Do You Have the Right to Secretly Record Police Actions?
Irving Espinosa-Rodrigue awaits a pretrial hearing in January in Massachusetts for allegedly violating the state’s wiretapping law by secretly recording a police officer during a traffic stop. In 2007, Simon Glick openly used his cellphone to videotape police arresting a man on the Boston Common. Glick was also charged with illegal wiretapping. In a landmark ruling, a Massachusetts court found Glick’s right to videotape to be protected by the First Amendment. If Glick’s case allowing open recording established a new legal precedent in Massachusetts, then why is Espinosa-Rodrigue’s case, which rests on a secret recording, any different?
At an American Bar Association Government and Public Sector Lawyers Division teleconference, David Milton—Glick’s civil rights lawyer—said that the right to videotape police officers is not absolute and that recent case law has found that the right to record is subject to reasonable time, place and manner restrictions.
He added that police-videotaping cases are now part of a larger body of law recognizing the right to record matters of public interest, including public officials in the course of their duties.
According to Lyrissa Lidsky, an expert on the application of First Amendment principles to emerging media, secretly recording a police officer is less permissible and complicated than openly recording an officer for two reasons: Laws and regulations in these matters differ between federal and state governments and how wiretapping or eavesdropping is interpreted under these laws.
“The reason secret recording is more problematic than open recording is it [secret recording] is much more likely to [make it difficult to identify] the crime of eavesdropping or wiretapping,” Lidsky said. “By the same token, the arguments for a First Amendment right to secretly record are much weaker than those used for open recording.”
She added that police expectations of privacy should not differ from public or secret recording—in practicality there is no real expectation of privacy—if something occurs in a public place, it can be observed by witnesses, the police officer is not acting in his or her private capacity, and the information can easily be disseminated.

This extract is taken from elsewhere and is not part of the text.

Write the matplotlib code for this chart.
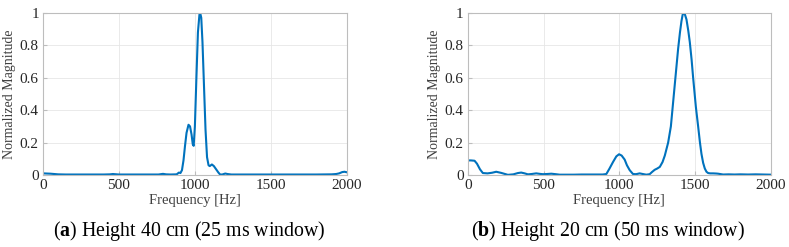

“A case [involving secretly recording a police officer in a public place such as a traffic stop] suggests that secret recording is a violation of the wiretapping statute — that even if there is a right to publicly record the police, there is no right to secretly record the police, so that is something to definitely be aware of,” Lidsky said.
Robert Ross, a Virginia state magistrate and former legal adviser to the Fairfax County Police Department, considers that police training and policy development will improve police performance and help manage the officer’s expectations of privacy. “An officer who feels comfortable doing whatever the situation requires and knowing what the departmental guidelines are is going to feel a lot more at ease,” Ross added.
The positive contributions and usefulness that recordings add to criminal prosecutions by providing hard evidence of an offense, regardless of whether it is was secretly or publicly recorded, were also discussed at the program. Experts agreed that the information provided by these recordings can be considered the most prized contribution technology has ever made to prosecuting criminal and civil rights cases.